Susan Miller, a first-year graduate student in the School of Public Health, has been with the program since its inception in September 2011 and is tasked with training the program facilitators, which consist of undergraduate students, graduate students, and IU staff/faculty. Susan explained that program participants are given tips on how to have a plan with friends before going out and partying so that everyone is on the same page on what to expect for the night. Facilitators emphasize knowing who to call if someone drinks too much. Participants also learn the signs of alcohol poisoning so that nobody will go unnoticed if they have had too much to drink. Based on the evidence that sexual assault cases frequently involve alcohol, the program has recently been tailored to address sexual assault issues. Participants discuss how to “hook up” safely, and what consenting to sex really means.

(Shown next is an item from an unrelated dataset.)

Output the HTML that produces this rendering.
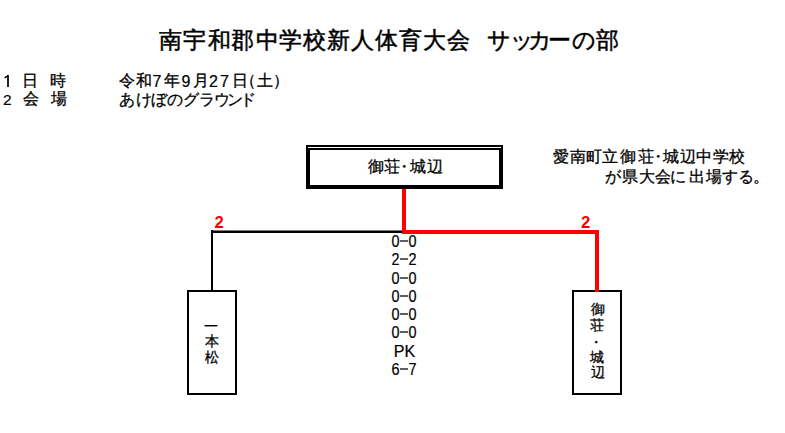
<!DOCTYPE html>
<html lang="ja"><head><meta charset="utf-8"><title>南宇和郡中学校新人体育大会 サッカーの部</title>
<style>
html,body{margin:0;padding:0;background:#fff;}
body{width:785px;height:433px;position:relative;overflow:hidden;font-family:"Liberation Sans",sans-serif;color:#000;}
span{position:absolute;line-height:1;white-space:pre;}
.j{-webkit-text-stroke-width:0.3px;}
.t{-webkit-text-stroke-width:0.5px;}
.l{-webkit-text-stroke-width:0.2px;}
.b{position:absolute;background:#000;}
.r{position:absolute;background:#f00;}
.dash{position:absolute;left:400px;width:8px;height:2px;background:#606060;}
.box{position:absolute;box-sizing:border-box;border:2px solid #000;background:#fff;}
</style></head><body>
<svg style="position:absolute;left:0;top:0" width="20" height="100"><path d="M8 75V87" stroke="#000" stroke-width="1.7" fill="none"/><path d="M8.2 75.6L4.6 77.9" stroke="#000" stroke-width="1.5" fill="none"/></svg>
<!-- top winner box -->
<div class="box" style="left:306px;top:145px;width:197px;height:44px;border-width:5px 4px 4px 4px;"></div>
<div style="position:absolute;left:308px;top:147px;width:193px;height:1px;background:#fff;"></div>
<!-- red path -->
<div class="r" style="left:402px;top:189px;width:4px;height:45px;"></div>
<div class="r" style="left:402px;top:230px;width:197px;height:4px;"></div>
<div class="r" style="left:595px;top:230px;width:4px;height:62px;"></div>
<!-- black path -->
<div class="b" style="left:211px;top:230px;width:191px;height:1px;background:#7a7a7a;"></div>
<div class="b" style="left:211px;top:231px;width:191px;height:2px;"></div>
<div class="b" style="left:211px;top:230px;width:2px;height:61px;"></div>
<!-- team boxes -->
<div class="box" style="left:187px;top:290px;width:50px;height:105px;"></div>
<div class="box" style="left:572px;top:290px;width:50px;height:105px;"></div>
<div class="r" style="left:595px;top:290px;width:4px;height:2px;"></div>
<div class="dash" style="top:240px"></div><div class="dash" style="top:258px"></div><div class="dash" style="top:277px"></div><div class="dash" style="top:295px"></div><div class="dash" style="top:313px"></div><div class="dash" style="top:331px"></div><div class="dash" style="top:368px"></div>
<span class="j t" style="left:159.0px;top:30.2px;font-size:22.5px">南</span><span class="j t" style="left:182.5px;top:30.2px;font-size:22.5px">宇</span><span class="j t" style="left:207.5px;top:30.2px;font-size:22.5px">和</span><span class="j t" style="left:230.5px;top:30.2px;font-size:22.5px">郡</span><span class="j t" style="left:255.5px;top:30.2px;font-size:22.5px">中</span><span class="j t" style="left:279.0px;top:30.2px;font-size:22.5px">学</span><span class="j t" style="left:303.0px;top:30.2px;font-size:22.5px">校</span><span class="j t" style="left:327.0px;top:30.2px;font-size:22.5px">新</span><span class="j t" style="left:350.5px;top:30.2px;font-size:22.5px">人</span><span class="j t" style="left:375.0px;top:30.2px;font-size:22.5px">体</span><span class="j t" style="left:399.0px;top:30.2px;font-size:22.5px">育</span><span class="j t" style="left:422.5px;top:30.2px;font-size:22.5px">大</span><span class="j t" style="left:446.5px;top:30.2px;font-size:22.5px">会</span><span class="j t" style="left:486.8px;top:30.2px;font-size:22.5px">サ</span><span class="j t" style="left:509.5px;top:30.2px;font-size:22.5px">ッ</span><span class="j t" style="left:527.5px;top:30.2px;font-size:22.5px">カ</span><span class="j t" style="left:548.3px;top:30.2px;font-size:22.5px">ー</span><span class="j t" style="left:571.9px;top:30.2px;font-size:22.5px">の</span><span class="j t" style="left:596.3px;top:30.2px;font-size:22.5px">部</span><span class="j" style="left:22.2px;top:73.1px;font-size:15.5px">日</span><span class="j" style="left:50.2px;top:73.1px;font-size:15.5px">時</span><span class="j" style="left:23.2px;top:91.1px;font-size:15.5px">会</span><span class="j" style="left:50.6px;top:91.1px;font-size:15.5px">場</span><span class="j" style="left:119.1px;top:73.1px;font-size:15.5px">令</span><span class="j" style="left:135.6px;top:73.1px;font-size:15.5px">和</span><span class="j" style="left:164.0px;top:73.1px;font-size:15.5px">年</span><span class="j" style="left:192.8px;top:73.1px;font-size:15.5px">月</span><span class="j" style="left:231.8px;top:73.1px;font-size:15.5px">日</span><span class="j" style="left:240.0px;top:73.1px;font-size:15.5px">（</span><span class="j" style="left:256.7px;top:73.1px;font-size:15.5px">土</span><span class="j" style="left:272.6px;top:73.1px;font-size:15.5px">）</span><span class="j" style="left:119.0px;top:91.8px;font-size:15.5px">あ</span><span class="j" style="left:135.8px;top:91.8px;font-size:15.5px">け</span><span class="j" style="left:151.1px;top:91.8px;font-size:15.5px">ぼ</span><span class="j" style="left:167.1px;top:91.8px;font-size:15.5px">の</span><span class="j" style="left:182.7px;top:91.8px;font-size:15.5px">グ</span><span class="j" style="left:199.3px;top:91.8px;font-size:15.5px">ラ</span><span class="j" style="left:213.5px;top:91.8px;font-size:15.5px">ウ</span><span class="j" style="left:227.1px;top:91.8px;font-size:15.5px">ン</span><span class="j" style="left:239.5px;top:91.8px;font-size:15.5px">ド</span><span class="l" style="left:2.9px;top:92.2px;font-size:15.5px">2</span><span class="l" style="left:152.4px;top:74.1px;font-size:16px">7</span><span class="l" style="left:181.4px;top:74.1px;font-size:16px">9</span><span class="l" style="left:209.0px;top:74.1px;font-size:16px">2</span><span class="l" style="left:219.9px;top:74.1px;font-size:16px">7</span><span class="j" style="left:367.7px;top:159.4px;font-size:15.5px">御</span><span class="j" style="left:384.1px;top:159.4px;font-size:15.5px">荘</span><span class="j" style="left:395.5px;top:159.4px;font-size:15.5px">・</span><span class="j" style="left:409.9px;top:159.4px;font-size:15.5px">城</span><span class="j" style="left:427.3px;top:159.4px;font-size:15.5px">辺</span><span class="j" style="left:552.8px;top:149.2px;font-size:15.5px">愛</span><span class="j" style="left:569.5px;top:149.2px;font-size:15.5px">南</span><span class="j" style="left:585.8px;top:149.2px;font-size:15.5px">町</span><span class="j" style="left:602.4px;top:149.2px;font-size:15.5px">立</span><span class="j" style="left:619.8px;top:149.2px;font-size:15.5px">御</span><span class="j" style="left:637.9px;top:149.2px;font-size:15.5px">荘</span><span class="j" style="left:650.3px;top:149.2px;font-size:15.5px">・</span><span class="j" style="left:662.6px;top:149.2px;font-size:15.5px">城</span><span class="j" style="left:679.5px;top:149.2px;font-size:15.5px">辺</span><span class="j" style="left:696.0px;top:149.2px;font-size:15.5px">中</span><span class="j" style="left:712.5px;top:149.2px;font-size:15.5px">学</span><span class="j" style="left:728.9px;top:149.2px;font-size:15.5px">校</span><span class="j" style="left:604.7px;top:168.9px;font-size:15.5px">が</span><span class="j" style="left:621.9px;top:168.9px;font-size:15.5px">県</span><span class="j" style="left:638.7px;top:168.9px;font-size:15.5px">大</span><span class="j" style="left:654.5px;top:168.9px;font-size:15.5px">会</span><span class="j" style="left:670.3px;top:168.9px;font-size:15.5px">に</span><span class="j" style="left:688.8px;top:168.9px;font-size:15.5px">出</span><span class="j" style="left:705.8px;top:168.9px;font-size:15.5px">場</span><span class="j" style="left:722.0px;top:168.9px;font-size:15.5px">す</span><span class="j" style="left:738.0px;top:168.9px;font-size:15.5px">る</span><span class="j" style="left:752.8px;top:168.9px;font-size:15.5px">。</span><span class="j" style="left:205.2px;top:334.1px;font-size:14px">本</span><span class="j" style="left:204.7px;top:350.3px;font-size:14px">松</span><span class="j" style="left:204.4px;top:318.8px;font-size:14px">一</span><span class="j" style="left:590.5px;top:302.4px;font-size:14px">御</span><span class="j" style="left:590.0px;top:317.6px;font-size:14px">荘</span><span class="j" style="left:589.4px;top:334.7px;font-size:14px">・</span><span class="j" style="left:590.0px;top:350.0px;font-size:14px">城</span><span class="j" style="left:590.5px;top:365.4px;font-size:14px">辺</span><span style="left:214.5px;top:215.0px;font-size:16.8px;color:#ff0000;font-weight:bold">2</span><span style="left:581.1px;top:214.7px;font-size:16.8px;color:#ff0000;font-weight:bold">2</span><span class="l" style="left:391.3px;top:234.0px;font-size:16px;transform:scaleX(0.9);transform-origin:4.5px 50%">0</span><span class="l" style="left:408.1px;top:234.0px;font-size:16px;transform:scaleX(0.9);transform-origin:4.5px 50%">0</span><span class="l" style="left:390.8px;top:252.2px;font-size:16px;transform:scaleX(0.9);transform-origin:5.0px 50%">2</span><span class="l" style="left:407.6px;top:252.2px;font-size:16px;transform:scaleX(0.9);transform-origin:5.0px 50%">2</span><span class="l" style="left:391.3px;top:270.8px;font-size:16px;transform:scaleX(0.9);transform-origin:4.5px 50%">0</span><span class="l" style="left:408.1px;top:270.8px;font-size:16px;transform:scaleX(0.9);transform-origin:4.5px 50%">0</span><span class="l" style="left:391.3px;top:288.9px;font-size:16px;transform:scaleX(0.9);transform-origin:4.5px 50%">0</span><span class="l" style="left:408.1px;top:288.9px;font-size:16px;transform:scaleX(0.9);transform-origin:4.5px 50%">0</span><span class="l" style="left:391.3px;top:307.2px;font-size:16px;transform:scaleX(0.9);transform-origin:4.5px 50%">0</span><span class="l" style="left:408.1px;top:307.2px;font-size:16px;transform:scaleX(0.9);transform-origin:4.5px 50%">0</span><span class="l" style="left:391.3px;top:324.9px;font-size:16px;transform:scaleX(0.9);transform-origin:4.5px 50%">0</span><span class="l" style="left:408.1px;top:324.9px;font-size:16px;transform:scaleX(0.9);transform-origin:4.5px 50%">0</span><span class="l" style="left:393.8px;top:344.2px;font-size:16px">PK</span><span class="l" style="left:390.8px;top:362.3px;font-size:16px;transform:scaleX(0.9);transform-origin:5.0px 50%">6</span><span class="l" style="left:407.6px;top:362.3px;font-size:16px;transform:scaleX(0.9);transform-origin:5.0px 50%">7</span>
</body></html>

When asked if the program has received positive feedback, Susan replied, “We have gotten amazing response to the program. For each presentation, we pair an undergrad facilitator with a graduate or staff facilitator, so students are taught by people who are peers or who work for the university… The program is interactive, so we don’t just lecture at students; we involve them in conversations about issues at IU and within their organization and how the culture influences those issues. Students have been really responsive and have engaged in open, honest conversations.”

In addition to Step Up! IU, a new student organization has formed to avoid alcohol and drugs yet still have a good time. “College Lifestyles Excluding Alcohol and Recreational Drugs”, or CLEAR, is a group of students who get together and engage in fun and exciting activities-sober. Regardless of students’ reasons for choosing not to engage in consuming substances, this group is for anyone looking to have good, clean fun.

It is a reality that in college there are students who will inevitably drink, but as Susan Miller believes, drinking can be done safely. By connecting as many students, faculty, and community organizations as possible, IU is changing the drinking culture and the way we protect the Bloomington community.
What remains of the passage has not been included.